Problem description
Exactly as written, write out the lines below from the first to the one containing "B_LEFT, B_TOP, B_RIGHT, B_BOTTOM", inclusive. Pictures do not belong in the copy.

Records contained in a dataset
----
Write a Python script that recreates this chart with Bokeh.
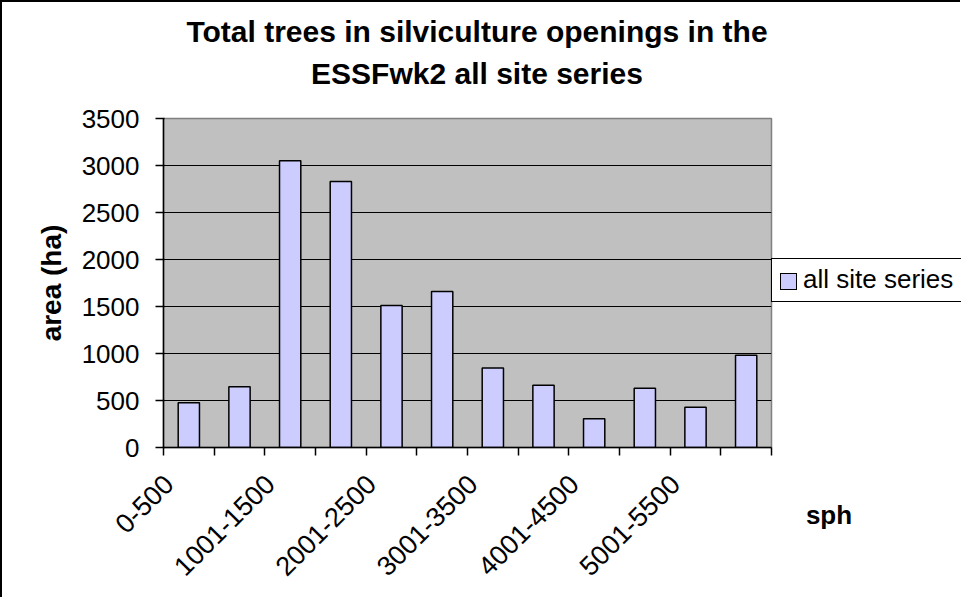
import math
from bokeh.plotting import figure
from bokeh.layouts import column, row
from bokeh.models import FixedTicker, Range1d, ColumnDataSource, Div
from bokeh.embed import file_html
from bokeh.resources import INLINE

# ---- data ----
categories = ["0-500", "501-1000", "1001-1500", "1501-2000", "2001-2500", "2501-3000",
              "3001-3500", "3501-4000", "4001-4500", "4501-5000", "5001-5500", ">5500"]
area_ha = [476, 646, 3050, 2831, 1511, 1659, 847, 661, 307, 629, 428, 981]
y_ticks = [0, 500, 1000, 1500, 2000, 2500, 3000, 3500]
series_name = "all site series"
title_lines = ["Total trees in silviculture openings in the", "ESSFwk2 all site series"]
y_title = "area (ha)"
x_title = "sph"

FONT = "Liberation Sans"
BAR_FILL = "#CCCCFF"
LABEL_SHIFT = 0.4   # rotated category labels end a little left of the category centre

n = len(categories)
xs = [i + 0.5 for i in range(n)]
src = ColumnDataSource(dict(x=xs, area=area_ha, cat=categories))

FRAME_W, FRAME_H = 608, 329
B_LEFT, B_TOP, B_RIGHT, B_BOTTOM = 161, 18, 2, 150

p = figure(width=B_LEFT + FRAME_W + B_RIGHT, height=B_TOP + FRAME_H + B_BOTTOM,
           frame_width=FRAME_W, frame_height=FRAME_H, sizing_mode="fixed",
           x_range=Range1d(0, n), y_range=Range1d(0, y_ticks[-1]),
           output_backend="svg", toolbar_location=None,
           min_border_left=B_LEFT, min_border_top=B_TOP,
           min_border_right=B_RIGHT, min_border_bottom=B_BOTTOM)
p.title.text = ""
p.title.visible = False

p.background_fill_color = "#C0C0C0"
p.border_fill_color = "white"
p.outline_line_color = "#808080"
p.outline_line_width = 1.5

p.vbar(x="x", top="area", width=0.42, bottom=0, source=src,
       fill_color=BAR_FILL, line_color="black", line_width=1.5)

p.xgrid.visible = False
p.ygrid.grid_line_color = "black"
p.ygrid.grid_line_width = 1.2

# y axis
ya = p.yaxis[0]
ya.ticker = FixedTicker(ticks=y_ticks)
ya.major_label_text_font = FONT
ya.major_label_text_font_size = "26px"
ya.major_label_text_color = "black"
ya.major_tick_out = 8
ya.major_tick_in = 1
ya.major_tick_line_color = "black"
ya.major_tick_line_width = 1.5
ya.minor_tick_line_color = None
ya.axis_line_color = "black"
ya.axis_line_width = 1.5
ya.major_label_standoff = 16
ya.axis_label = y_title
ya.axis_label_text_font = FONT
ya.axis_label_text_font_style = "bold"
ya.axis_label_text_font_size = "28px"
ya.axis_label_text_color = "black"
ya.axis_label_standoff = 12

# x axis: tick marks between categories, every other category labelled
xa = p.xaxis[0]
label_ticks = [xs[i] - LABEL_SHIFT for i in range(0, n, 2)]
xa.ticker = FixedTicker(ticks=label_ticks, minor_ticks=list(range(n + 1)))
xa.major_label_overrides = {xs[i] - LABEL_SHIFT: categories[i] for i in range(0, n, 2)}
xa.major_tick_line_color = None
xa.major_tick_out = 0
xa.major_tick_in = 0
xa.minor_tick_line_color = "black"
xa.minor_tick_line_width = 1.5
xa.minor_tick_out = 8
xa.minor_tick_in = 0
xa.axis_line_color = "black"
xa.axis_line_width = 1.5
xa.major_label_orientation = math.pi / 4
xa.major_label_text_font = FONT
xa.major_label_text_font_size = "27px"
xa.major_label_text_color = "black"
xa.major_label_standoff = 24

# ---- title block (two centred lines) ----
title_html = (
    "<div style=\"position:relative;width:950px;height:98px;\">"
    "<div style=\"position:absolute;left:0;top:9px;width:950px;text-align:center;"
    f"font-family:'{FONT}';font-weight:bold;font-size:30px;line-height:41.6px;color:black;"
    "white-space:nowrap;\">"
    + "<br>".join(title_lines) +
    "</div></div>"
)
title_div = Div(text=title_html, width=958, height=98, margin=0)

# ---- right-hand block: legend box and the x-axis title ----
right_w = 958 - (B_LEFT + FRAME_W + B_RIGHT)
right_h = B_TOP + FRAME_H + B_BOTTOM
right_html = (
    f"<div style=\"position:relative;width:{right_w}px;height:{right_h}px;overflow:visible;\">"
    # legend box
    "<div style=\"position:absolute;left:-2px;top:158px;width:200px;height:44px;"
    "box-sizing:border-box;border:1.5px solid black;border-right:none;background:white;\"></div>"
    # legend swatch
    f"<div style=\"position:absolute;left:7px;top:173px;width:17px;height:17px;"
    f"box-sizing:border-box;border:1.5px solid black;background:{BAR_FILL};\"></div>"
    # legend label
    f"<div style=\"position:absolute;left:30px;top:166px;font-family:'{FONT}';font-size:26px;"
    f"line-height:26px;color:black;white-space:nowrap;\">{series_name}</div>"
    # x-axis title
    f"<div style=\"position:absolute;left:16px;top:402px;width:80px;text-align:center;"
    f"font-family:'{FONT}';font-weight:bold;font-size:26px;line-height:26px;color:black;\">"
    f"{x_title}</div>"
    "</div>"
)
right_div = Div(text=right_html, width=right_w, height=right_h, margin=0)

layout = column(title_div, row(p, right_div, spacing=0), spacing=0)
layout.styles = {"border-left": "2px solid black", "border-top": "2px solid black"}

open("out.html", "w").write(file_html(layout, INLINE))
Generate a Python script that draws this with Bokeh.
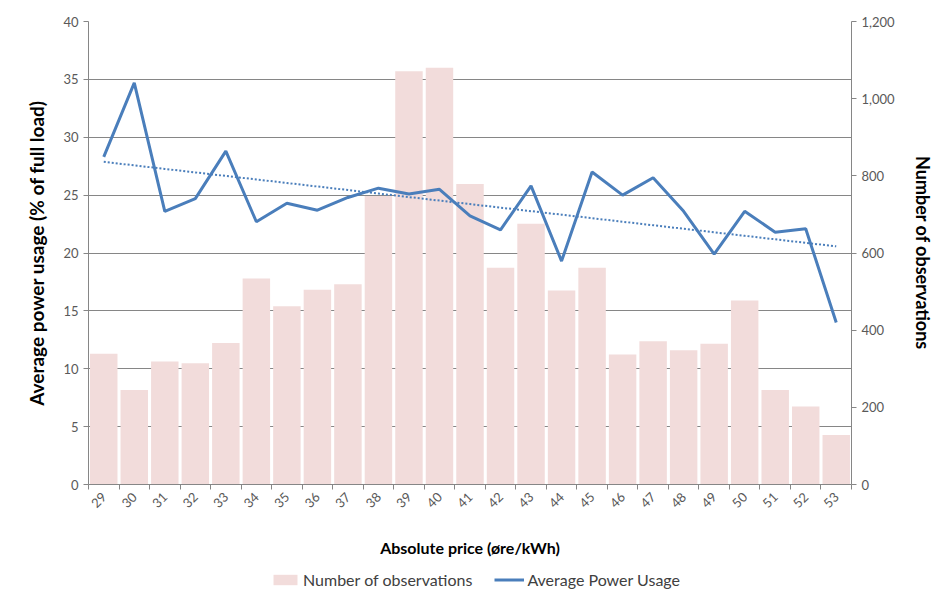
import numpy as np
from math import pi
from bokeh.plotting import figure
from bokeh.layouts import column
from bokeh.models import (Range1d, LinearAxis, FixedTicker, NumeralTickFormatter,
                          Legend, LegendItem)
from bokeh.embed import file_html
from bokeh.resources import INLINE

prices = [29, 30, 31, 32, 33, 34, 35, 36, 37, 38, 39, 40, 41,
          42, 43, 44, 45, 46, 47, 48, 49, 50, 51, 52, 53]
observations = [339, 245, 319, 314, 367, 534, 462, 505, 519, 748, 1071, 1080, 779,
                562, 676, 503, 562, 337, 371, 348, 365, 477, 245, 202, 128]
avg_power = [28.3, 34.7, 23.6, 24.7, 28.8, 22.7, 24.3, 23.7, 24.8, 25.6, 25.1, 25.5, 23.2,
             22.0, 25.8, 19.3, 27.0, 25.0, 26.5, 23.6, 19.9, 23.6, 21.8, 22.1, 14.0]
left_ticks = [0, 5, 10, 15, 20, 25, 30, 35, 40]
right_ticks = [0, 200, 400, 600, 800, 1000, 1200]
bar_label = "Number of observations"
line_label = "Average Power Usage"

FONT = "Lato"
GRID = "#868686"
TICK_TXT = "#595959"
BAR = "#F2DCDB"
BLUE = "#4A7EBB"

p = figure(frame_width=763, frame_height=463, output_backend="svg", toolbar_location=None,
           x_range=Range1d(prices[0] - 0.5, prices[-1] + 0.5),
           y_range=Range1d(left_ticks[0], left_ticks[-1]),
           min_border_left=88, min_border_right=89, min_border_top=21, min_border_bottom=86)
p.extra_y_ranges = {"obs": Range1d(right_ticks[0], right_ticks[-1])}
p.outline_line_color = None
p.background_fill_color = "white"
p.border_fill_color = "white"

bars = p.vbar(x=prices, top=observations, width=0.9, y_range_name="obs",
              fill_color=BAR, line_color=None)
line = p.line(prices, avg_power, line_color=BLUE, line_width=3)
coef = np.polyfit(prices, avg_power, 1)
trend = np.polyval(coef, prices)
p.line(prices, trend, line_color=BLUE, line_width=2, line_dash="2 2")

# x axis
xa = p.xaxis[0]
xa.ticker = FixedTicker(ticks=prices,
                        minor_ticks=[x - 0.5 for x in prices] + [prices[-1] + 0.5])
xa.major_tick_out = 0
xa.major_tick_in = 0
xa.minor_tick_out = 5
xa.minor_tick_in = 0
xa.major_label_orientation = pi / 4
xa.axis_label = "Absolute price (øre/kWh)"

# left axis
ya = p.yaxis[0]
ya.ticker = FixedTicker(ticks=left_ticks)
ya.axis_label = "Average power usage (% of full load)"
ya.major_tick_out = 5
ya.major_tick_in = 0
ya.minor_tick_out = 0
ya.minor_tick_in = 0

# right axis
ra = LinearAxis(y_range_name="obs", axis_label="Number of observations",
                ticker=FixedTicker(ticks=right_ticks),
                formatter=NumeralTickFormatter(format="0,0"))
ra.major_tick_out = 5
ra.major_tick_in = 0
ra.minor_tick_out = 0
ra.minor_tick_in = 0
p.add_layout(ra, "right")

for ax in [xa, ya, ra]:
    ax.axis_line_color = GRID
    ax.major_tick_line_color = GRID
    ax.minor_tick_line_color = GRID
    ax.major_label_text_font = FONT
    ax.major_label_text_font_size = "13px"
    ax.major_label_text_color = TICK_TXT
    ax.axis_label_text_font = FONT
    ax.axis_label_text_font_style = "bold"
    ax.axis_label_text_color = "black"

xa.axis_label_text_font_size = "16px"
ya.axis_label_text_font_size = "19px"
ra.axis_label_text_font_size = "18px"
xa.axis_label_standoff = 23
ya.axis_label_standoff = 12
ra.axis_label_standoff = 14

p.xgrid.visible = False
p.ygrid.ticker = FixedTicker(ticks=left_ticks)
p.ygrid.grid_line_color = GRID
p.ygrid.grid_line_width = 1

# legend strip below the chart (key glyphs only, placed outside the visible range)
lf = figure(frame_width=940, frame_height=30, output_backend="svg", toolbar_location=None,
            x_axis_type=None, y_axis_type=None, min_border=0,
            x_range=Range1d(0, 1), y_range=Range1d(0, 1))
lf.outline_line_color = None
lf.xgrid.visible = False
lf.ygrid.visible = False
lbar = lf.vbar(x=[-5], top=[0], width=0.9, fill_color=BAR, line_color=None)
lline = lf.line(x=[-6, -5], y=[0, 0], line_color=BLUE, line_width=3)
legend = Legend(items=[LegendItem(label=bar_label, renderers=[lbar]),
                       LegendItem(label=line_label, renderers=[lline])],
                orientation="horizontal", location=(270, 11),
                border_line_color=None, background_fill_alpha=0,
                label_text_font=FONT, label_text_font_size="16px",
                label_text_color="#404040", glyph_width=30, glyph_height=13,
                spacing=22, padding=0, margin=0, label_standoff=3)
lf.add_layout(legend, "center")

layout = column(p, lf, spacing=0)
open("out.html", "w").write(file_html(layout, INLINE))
----
Task response
Write a Python script that recreates this chart with Bokeh.
import math
from bokeh.plotting import figure
from bokeh.layouts import column, row
from bokeh.models import FixedTicker, Range1d, ColumnDataSource, Div
from bokeh.embed import file_html
from bokeh.resources import INLINE

# ---- data ----
categories = ["0-500", "501-1000", "1001-1500", "1501-2000", "2001-2500", "2501-3000",
              "3001-3500", "3501-4000", "4001-4500", "4501-5000", "5001-5500", ">5500"]
area_ha = [476, 646, 3050, 2831, 1511, 1659, 847, 661, 307, 629, 428, 981]
y_ticks = [0, 500, 1000, 1500, 2000, 2500, 3000, 3500]
series_name = "all site series"
title_lines = ["Total trees in silviculture openings in the", "ESSFwk2 all site series"]
y_title = "area (ha)"
x_title = "sph"

FONT = "Liberation Sans"
BAR_FILL = "#CCCCFF"
LABEL_SHIFT = 0.4   # rotated category labels end a little left of the category centre

n = len(categories)
xs = [i + 0.5 for i in range(n)]
src = ColumnDataSource(dict(x=xs, area=area_ha, cat=categories))

FRAME_W, FRAME_H = 608, 329
B_LEFT, B_TOP, B_RIGHT, B_BOTTOM = 161, 18, 2, 150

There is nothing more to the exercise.